Mark Cartwright, Group Managing Director, said: “Apprentices play an important part in Cartwright’s day-to-day operations and it is vital that we support the next generation coming through to make the most of their talents and skills.

“Cartwright prides itself on innovation, as well as engineering excellence, and we encourage our apprentices to think about ways of improving operations and processes. Young people often have a fresh perspective and can be very creative.

“This was our first apprentice exchange and we look forward to hearing their views.  It was a great success.  The two teams worked well together, sharing ideas and initial feedback has been extremely positive.”

Paul Gatti, Director of Royal Mail Fleet, said: “This was an excellent initiative from two companies that are committed to identifying and nurturing future talent.  I’m confident the apprentices will have learnt lots from the two days and be able to apply it in their respective areas.”

Cartwright has a long relationship with Royal Mail and the two companies have worked collaboratively together to ensure designs meet Royal Mail’s operational requirements.

One recent example is the “lifting roof” double decker trailer that Cartwright designed to accommodate a Royal Mail route with a low bridge. A conventional trailer low enough to pass under would take 75 cages. Cartwright created one that takes 95 by adding a moveable roof and associated aerodynamic benefits. 

Cartwright has an award-winning apprenticeship scheme which this year attracted 40 (check) new recruits, the largest number since it was established in 2012. The company is committed to supporting young people and has sponsored one apprentice through a degree in Engineering.
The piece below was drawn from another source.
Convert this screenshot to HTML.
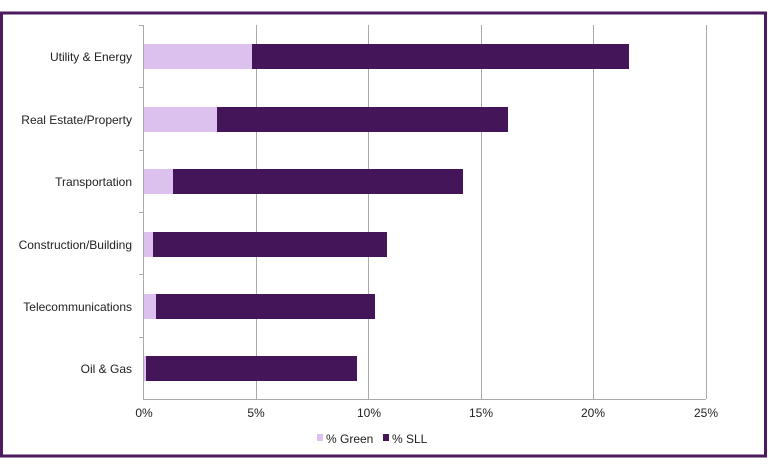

Since its inception more than 150 apprentices have passed through the scheme, which has been expanded from the trailer manufacturing process to also cover design engineering and the production team. Recruits attend day release and are mentored on the shop floor.

Royal Mail has a well-respected and long-established apprenticeship scheme across the whole business, including the vehicle maintenance teams who look after its fleet of 48,500 vehicles. It has been named Employer of the Year by its training partner and many of its apprentices have won individual awards.